Hi Sylvia - I'd say, reading the continuation, that the 'problem' is solved - just leave the gender-free opening words, as it becomes apparent soon enough that Onagh is female. For me, not everything needs to be apparent and laid out on a platter in the first 150.

Anonymous said...

Or, "I, a girl who should have been smothered in the womb, was born."

I had no idea she was a girl. It changes the whole tone, doesn't it, and I prefer it when I hear it as the voice of an angry woman rather than an emo man.

The continuation was killer. Word ver: Ril ftw!

Chris Eldin said...

I agree with Robin. And I like the opening the way it is. Thanks for showing the continuation. This looks like a good read.

Anonymous said...

How about "I am Onagh, daughter of xxxxxx..."?
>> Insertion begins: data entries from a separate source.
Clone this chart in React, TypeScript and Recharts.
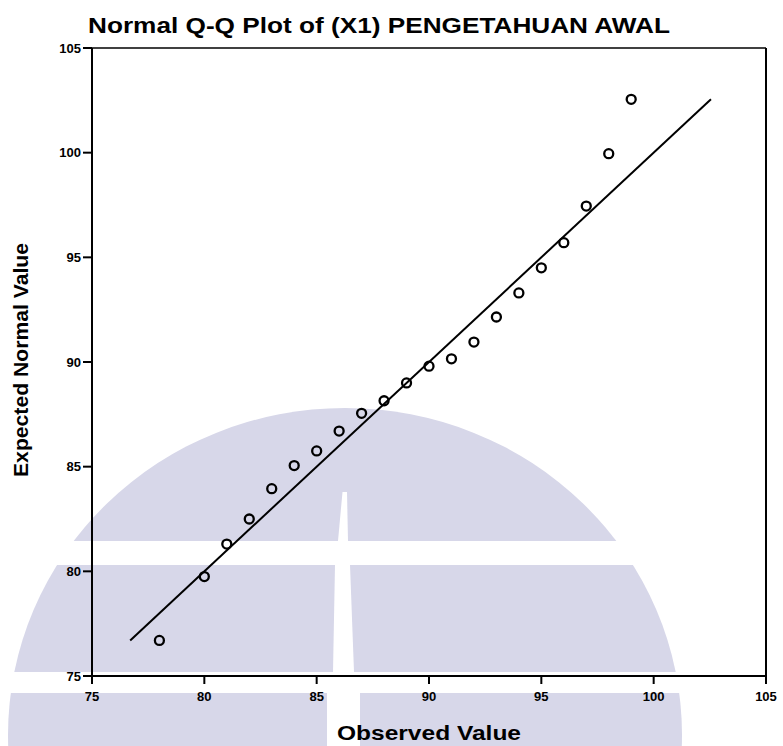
import React from 'react';
import { ScatterChart, Scatter, XAxis, YAxis, ReferenceLine, Label } from 'recharts';

// Normal Q-Q data: observed scores and their expected normal quantiles
const observedValues = [78, 80, 81, 82, 83, 84, 85, 86, 87, 88, 89, 90, 91, 92, 93, 94, 95, 96, 97, 98, 99];
const expectedNormalValues = [
  76.7, 79.75, 81.3, 82.5, 83.95, 85.05, 85.75, 86.7, 87.55, 88.15, 89.0,
  89.8, 90.15, 90.95, 92.15, 93.3, 94.5, 95.7, 97.45, 99.95, 102.55,
];
const axisTicks = [75, 80, 85, 90, 95, 100, 105];
const axisMin = 75;
const axisMax = 105;

const chartTitle = 'Normal Q-Q Plot of (X1) PENGETAHUAN AWAL';
const xAxisTitle = 'Observed Value';
const yAxisTitle = 'Expected Normal Value';

const points = observedValues.map((x, i) => ({ x, y: expectedNormalValues[i] }));
// Reference line y = x, spanning the range of expected values
const lineFrom = Math.min(...expectedNormalValues);
const lineTo = Math.max(...expectedNormalValues);

const WIDTH = 783;
const HEIGHT = 746;
const FONT = '"Liberation Sans", Arial, Helvetica, sans-serif';
const WATERMARK = 'rgb(215,215,233)';

const axisStroke = { stroke: '#000', strokeWidth: 2 };
const tickStyle = { fill: '#000', fontSize: 13, fontFamily: FONT, fontWeight: 'bold' as const };

const Ring = (props: any) => {
  const { cx, cy } = props;
  if (cx == null || cy == null) return <g />;
  return <circle cx={cx} cy={cy} r={4.5} fill="none" stroke="#000" strokeWidth={2.3} />;
};

const Backdrop = () => (
  <svg width={WIDTH} height={HEIGHT} style={{ position: 'absolute', left: 0, top: 0 }}>
    <rect x={0} y={0} width={WIDTH} height={HEIGHT} fill="#fff" />
    {/* faint dome emblem behind the plot */}
    <ellipse cx={345} cy={735} rx={337} ry={327} fill={WATERMARK} />
    <rect x={0} y={541} width={WIDTH} height={24} fill="#fff" />
    <rect x={0} y={672} width={WIDTH} height={21} fill="#fff" />
    <polygon points="342.5,492 347,492 348,541 338,541" fill="#fff" />
    <polygon points="335,565 350,565 354,672 333,672" fill="#fff" />
    <rect x={327} y={693} width={33} height={60} fill="#fff" />
    <text
      x={379}
      y={33}
      textAnchor="middle"
      fontFamily={FONT}
      fontSize={22}
      fontWeight="bold"
      fill="#000"
      textLength={582}
      lengthAdjust="spacingAndGlyphs"
    >
      {chartTitle}
    </text>
  </svg>
);

export default function App() {
  return (
    <div style={{ position: 'absolute', left: 0, top: 0, width: WIDTH, height: HEIGHT }}>
      <Backdrop />
      <div style={{ position: 'absolute', left: 0, top: 0 }}>
        <ScatterChart
          width={WIDTH}
          height={HEIGHT}
          margin={{ top: 48, right: 17, bottom: 30, left: 32 }}
        >
          <XAxis
            type="number"
            dataKey="x"
            domain={[axisMin, axisMax]}
            ticks={axisTicks}
            interval={0}
            height={40}
            axisLine={axisStroke}
            tickLine={axisStroke}
            tickSize={8}
            tickMargin={8}
            tick={tickStyle}
          >
            <Label
              content={(p: any) => {
                const vb = p.viewBox || { x: 92, y: 676, width: 674 };
                return (
                  <text
                    x={vb.x + vb.width / 2}
                    y={vb.y + 64}
                    textAnchor="middle"
                    fontFamily={FONT}
                    fontSize={20}
                    fontWeight="bold"
                    fill="#000"
                    textLength={184}
                    lengthAdjust="spacingAndGlyphs"
                  >
                    {xAxisTitle}
                  </text>
                );
              }}
            />
          </XAxis>
          <YAxis
            type="number"
            dataKey="y"
            domain={[axisMin, axisMax]}
            ticks={axisTicks}
            interval={0}
            width={60}
            axisLine={axisStroke}
            tickLine={axisStroke}
            tickSize={9}
            tickMargin={2}
            tick={tickStyle}
          >
            <Label
              content={(p: any) => {
                const vb = p.viewBox || { x: 32, y: 48, height: 628 };
                const cx = vb.x - 4;
                const cy = vb.y + vb.height / 2 - 2;
                return (
                  <text
                    x={cx}
                    y={cy}
                    transform={`rotate(-90, ${cx}, ${cy})`}
                    textAnchor="middle"
                    fontFamily={FONT}
                    fontSize={20}
                    fontWeight="bold"
                    fill="#000"
                    textLength={234}
                    lengthAdjust="spacingAndGlyphs"
                  >
                    {yAxisTitle}
                  </text>
                );
              }}
            />
          </YAxis>
          {/* frame: top and right borders */}
          <ReferenceLine y={axisMax} stroke="#000" strokeWidth={1.5} />
          <ReferenceLine x={axisMax} stroke="#000" strokeWidth={2} />
          <ReferenceLine
            segment={[
              { x: lineFrom, y: lineFrom },
              { x: lineTo, y: lineTo },
            ]}
            stroke="#000"
            strokeWidth={2}
          />
          <Scatter data={points} shape={Ring} isAnimationActive={false} />
        </ScatterChart>
      </div>
    </div>
  );
}
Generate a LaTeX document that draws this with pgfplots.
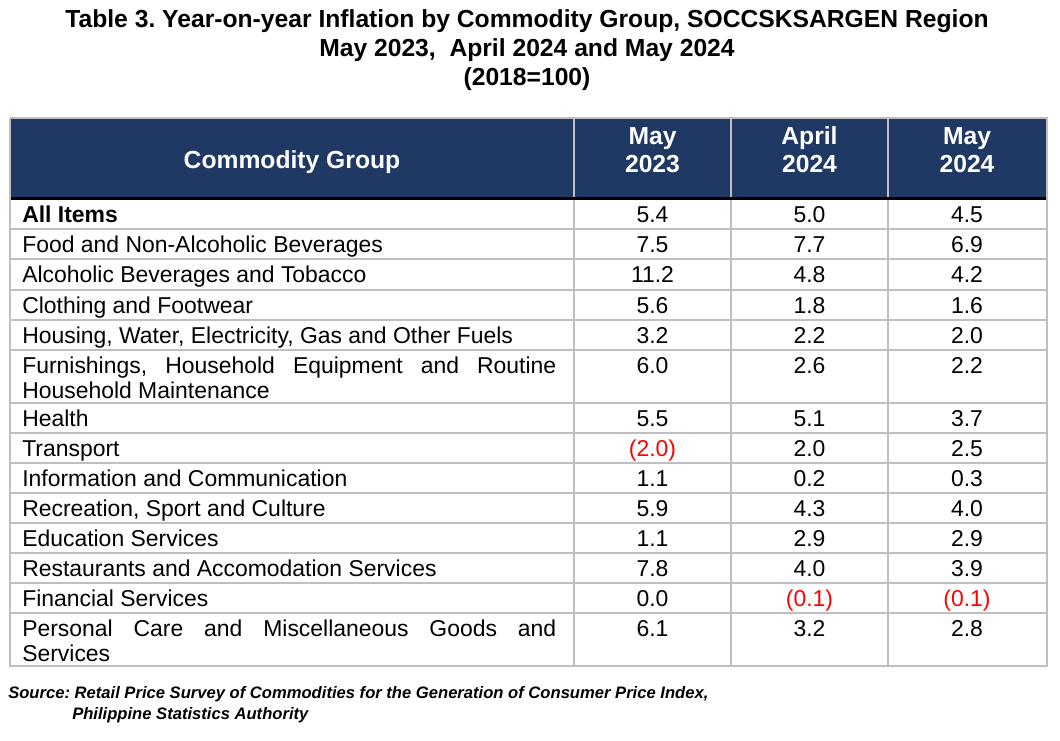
\documentclass[border=0pt]{standalone}
\usepackage{pgfplots}
\pgfplotsset{compat=1.18}
\usepackage{pgfplotstable}
\usepackage{fontspec}
\setmainfont{Liberation Sans}
\frenchspacing
\definecolor{navy}{HTML}{1F3864}
\definecolor{gridg}{HTML}{BFBFBF}
\definecolor{negred}{HTML}{FF0000}
\newcommand\bodyfont{\fontsize{17.2}{18.75}\selectfont}
\newcommand\headfont{\fontsize{18.5}{21}\selectfont\bfseries}
\newcommand\srcfont{\fontsize{12.45}{15}\selectfont\bfseries\itshape}
\def\stripminus-{}
\newcommand\valfmt[1]{\ifdim#1pt<0pt \textcolor{negred}{(\expandafter\stripminus#1)}\else #1\fi}

% baseline (px from top), May 2023, April 2024, May 2024
\pgfplotstableread{
yb    v1   v2   v3
222.5 5.4  5.0  4.5
252.5 7.5  7.7  6.9
282.5 11.2 4.8  4.2
313.5 5.6  1.8  1.6
343.5 3.2  2.2  2.0
373.5 6.0  2.6  2.2
426.5 5.5  5.1  3.7
456.5 -2.0 2.0  2.5
486.5 1.1  0.2  0.3
516.5 5.9  4.3  4.0
546.5 1.1  2.9  2.9
576.5 7.8  4.0  3.9
606.5 0.0  -0.1 -0.1
636.5 6.1  3.2  2.8
}\vals

\begin{document}
\begin{tikzpicture}
\begin{axis}[
  scale only axis, width=795pt, height=555pt,
  xmin=0, xmax=1060, ymin=0, ymax=740, y dir=reverse,
  enlargelimits=false, hide axis, clip=false,
]
% bounding
\addplot[draw=none] coordinates {(0,0) (1060,740)};
% header fill
\addplot[fill=navy, draw=none] coordinates {(11,119) (1046,119) (1046,198) (11,198) (11,119)};
% horizontal row lines
\addplot[gridg, line width=1.5pt] coordinates {(10,229) (1047,229)};
\addplot[gridg, line width=1.5pt] coordinates {(10,259) (1047,259)};
\addplot[gridg, line width=1.5pt] coordinates {(10,290) (1047,290)};
\addplot[gridg, line width=1.5pt] coordinates {(10,320) (1047,320)};
\addplot[gridg, line width=1.5pt] coordinates {(10,350) (1047,350)};
\addplot[gridg, line width=1.5pt] coordinates {(10,403) (1047,403)};
\addplot[gridg, line width=1.5pt] coordinates {(10,433) (1047,433)};
\addplot[gridg, line width=1.5pt] coordinates {(10,463) (1047,463)};
\addplot[gridg, line width=1.5pt] coordinates {(10,493) (1047,493)};
\addplot[gridg, line width=1.5pt] coordinates {(10,523) (1047,523)};
\addplot[gridg, line width=1.5pt] coordinates {(10,553) (1047,553)};
\addplot[gridg, line width=1.5pt] coordinates {(10,583) (1047,583)};
\addplot[gridg, line width=1.5pt] coordinates {(10,613) (1047,613)};
% vertical column lines
\addplot[gridg, line width=1.5pt] coordinates {(574,118) (574,666)};
\addplot[gridg, line width=1.5pt] coordinates {(731,118) (731,666)};
\addplot[gridg, line width=1.5pt] coordinates {(888,118) (888,666)};
% outer border
\addplot[gridg, line width=1.5pt] coordinates {(10,118) (1047,118) (1047,666) (10,666) (10,118)};
% thick header rule
\addplot[black, line width=2.4pt] coordinates {(11,198.5) (1046,198.5)};

% values
\addplot[draw=none, mark=none, point meta=explicit symbolic,
  nodes near coords={\valfmt{\pgfplotspointmeta}},
  every node near coord/.style={anchor=base, font=\bodyfont, inner sep=0pt, text=black}]
  table[x expr=652.5, y=yb, meta=v1] {\vals};
\addplot[draw=none, mark=none, point meta=explicit symbolic,
  nodes near coords={\valfmt{\pgfplotspointmeta}},
  every node near coord/.style={anchor=base, font=\bodyfont, inner sep=0pt, text=black}]
  table[x expr=809.5, y=yb, meta=v2] {\vals};
\addplot[draw=none, mark=none, point meta=explicit symbolic,
  nodes near coords={\valfmt{\pgfplotspointmeta}},
  every node near coord/.style={anchor=base, font=\bodyfont, inner sep=0pt, text=black}]
  table[x expr=967, y=yb, meta=v3] {\vals};

% title
\node[anchor=base, font=\headfont, inner sep=0pt] at (axis cs:527,27) {Table 3. Year-on-year Inflation by Commodity Group, SOCCSKSARGEN Region};
\node[anchor=base, font=\headfont, inner sep=0pt] at (axis cs:527,56) {May 2023,\ \ April 2024 and May 2024};
\node[anchor=base, font=\headfont, inner sep=0pt] at (axis cs:527,85) {(2018=100)};

% header
\node[anchor=base, font=\headfont, text=white, inner sep=0pt] at (axis cs:292,168) {Commodity Group};
\node[anchor=base, font=\headfont, text=white, inner sep=0pt] at (axis cs:652.5,144) {May};
\node[anchor=base, font=\headfont, text=white, inner sep=0pt] at (axis cs:652.5,172) {2023};
\node[anchor=base, font=\headfont, text=white, inner sep=0pt] at (axis cs:809.5,144) {April};
\node[anchor=base, font=\headfont, text=white, inner sep=0pt] at (axis cs:809.5,172) {2024};
\node[anchor=base, font=\headfont, text=white, inner sep=0pt] at (axis cs:967,144) {May};
\node[anchor=base, font=\headfont, text=white, inner sep=0pt] at (axis cs:967,172) {2024};

% row labels
\begin{scope}[every node/.style={anchor=base west, font=\bodyfont, inner sep=0pt}]
\node at (axis cs:22,222.5) {\textbf{All Items}};
\node at (axis cs:22,252.5) {Food and Non-Alcoholic Beverages};
\node at (axis cs:22,282.5) {Alcoholic Beverages and Tobacco};
\node at (axis cs:22,313.5) {Clothing and Footwear};
\node at (axis cs:22,343.5) {Housing, Water, Electricity, Gas and Other Fuels};
\node at (axis cs:22,373.5) {\hbox to 400.5pt{Furnishings,\hfill Household\hfill Equipment\hfill and\hfill Routine}};
\node at (axis cs:22,398.5) {Household Maintenance};
\node at (axis cs:22,426.5) {Health};
\node at (axis cs:22,456.5) {Transport};
\node at (axis cs:22,486.5) {Information and Communication};
\node at (axis cs:22,516.5) {Recreation, Sport and Culture};
\node at (axis cs:22,546.5) {Education Services};
\node at (axis cs:22,576.5) {Restaurants and Accomodation Services};
\node at (axis cs:22,606.5) {Financial Services};
\node at (axis cs:22,636.5) {\hbox to 400.5pt{Personal\hfill Care\hfill and\hfill Miscellaneous\hfill Goods\hfill and}};
\node at (axis cs:22,661.5) {Services};
\end{scope}

% source
\node[anchor=base west, font=\srcfont, inner sep=0pt] at (axis cs:8,698) {Source: Retail Price Survey of Commodities for the Generation of Consumer Price Index,};
\node[anchor=base west, font=\srcfont, inner sep=0pt] at (axis cs:72,719) {Philippine Statistics Authority};
\end{axis}
\end{tikzpicture}
\end{document}
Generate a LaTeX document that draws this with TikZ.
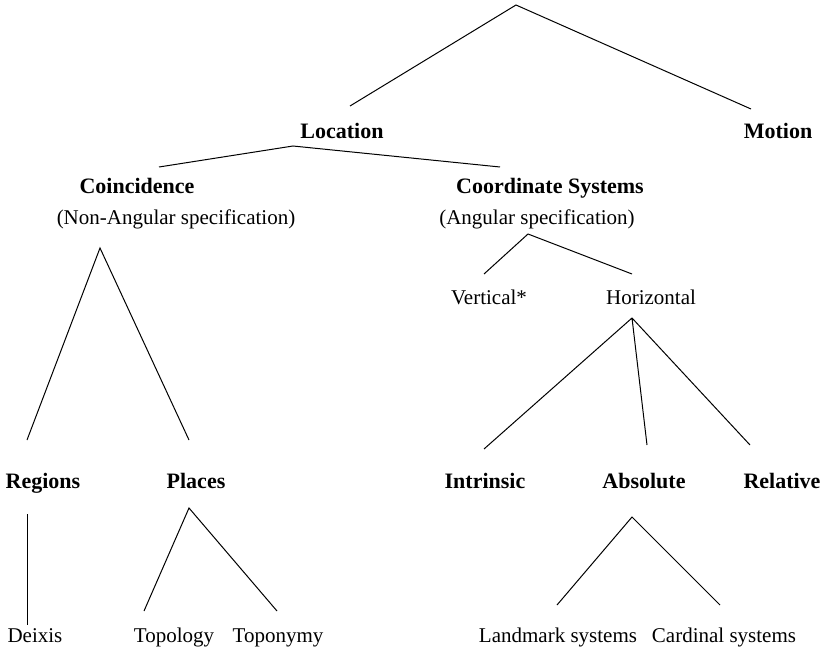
\documentclass[tikz,border=0pt]{standalone}
\usepackage{fontspec}
\setmainfont{Liberation Serif}
\begin{document}
\begin{tikzpicture}[x=1pt,y=-1pt,line width=1pt,
    every node/.style={anchor=base,inner sep=0pt,font=\fontsize{21}{25}\selectfont},
    head/.style={font=\fontsize{22}{26}\selectfont\bfseries}]
      \useasboundingbox (0,0) rectangle (829,650);
      % labels
      \node[head] (loc) at (342,138) {Location};
      \node[head] (mot) at (778,138) {Motion};
      \node[head] (coin) at (137,193) {Coincidence};
      \node[head] (csys) at (550,193) {Coordinate Systems};
      \node (nonang) at (176,224) {(Non-Angular specification)};
      \node (ang) at (537,224) {(Angular specification)};
      \node (vert) at (489,304) {Vertical*};
      \node (hor) at (651,304) {Horizontal};
      \node[head] (reg) at (43,488) {Regions};
      \node[head] (pla) at (196,488) {Places};
      \node[head] (intr) at (485,488) {Intrinsic};
      \node[head] (abs) at (644,488) {Absolute};
      \node[head] (rel) at (782,488) {Relative};
      \node (deix) at (35,642) {Deixis};
      \node (topol) at (174,642) {Topology};
      \node (topon) at (278,642) {Toponymy};
      \node (land) at (558,642) {Landmark systems};
      \node (card) at (724,642) {Cardinal systems};
      % branch points
      \coordinate (root) at (516,5);
      \coordinate (locup) at (350,106);
      \coordinate (motup) at (751,109);
      \coordinate (locdn) at (293,146);
      \coordinate (coinup) at (159,167);
      \coordinate (csysup) at (500,167);
      \coordinate (nonangdn) at (100,248);
      \coordinate (angdn) at (528,234);
      \coordinate (vertup) at (484,274);
      \coordinate (horup) at (632,274);
      \coordinate (hordn) at (632,318);
      \coordinate (regup) at (27,440);
      \coordinate (plaup) at (189,440);
      \coordinate (intrup) at (484,449);
      \coordinate (absup) at (647,445);
      \coordinate (relup) at (750,445);
      \coordinate (regdn) at (27,514);
      \coordinate (deixup) at (27,625);
      \coordinate (pladn) at (189,508);
      \coordinate (topolup) at (144,611);
      \coordinate (toponup) at (277,611);
      \coordinate (absdn) at (632,517);
      \coordinate (landup) at (557,605);
      \coordinate (cardup) at (720,605);
      % branches
      \draw (locup) -- (root) -- (motup);
      \draw (coinup) -- (locdn) -- (csysup);
      \draw (regup) -- (nonangdn) -- (plaup);
      \draw (vertup) -- (angdn) -- (horup);
      \draw (intrup) -- (hordn) -- (relup) (hordn) -- (absup);
      \draw (regdn) -- (deixup);
      \draw (topolup) -- (pladn) -- (toponup);
      \draw (landup) -- (absdn) -- (cardup);
    \end{tikzpicture}
\end{document}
Or does that then conflict with I have titles and a clan but they matter little to me?

Anonymous said...

Of course, an agent would already know Onagh is female from the query; a reader would probably know it from the back copy before opening the book.

Maybe know need to try and solve a problem that wouldn't exist in the "real" world...

(So ignore what I just said before...)

Anonymous said...

I would just like to say that, as a mother who has carried six children in her womb (not all at the same time, thank God!)that just the idea of a child (even a really awful, Damian-type bad-seed child) being smothered while STILL IN THE WOMB makes me A) decidely uncomfortable and B) thinking that it probably wasn't such a picnic for the mom either. Just me.

Anonymous said...

Well, I was a bit disturbed at the description, since I am Onagh.

Oonagh, Oonaugh, all refer to the Faery Queen of Celtic mythology. It is a Gaelic name, and it has been passed from mother to daughter in my family for quite a number of generations. Additionally, Onagh's hair is red and eyes are blue.

Based on the various folklore that red heads are "evil" or somehow touched, the "smothered in the womb" works well. Not many princes would want to marry a red head.

So there you go. Onagh comments on Onagh. Quite ironic.

Sylvia said...

Onagh commenting on Onagh is VERY cool.

Her hair wasn't red but it will be now.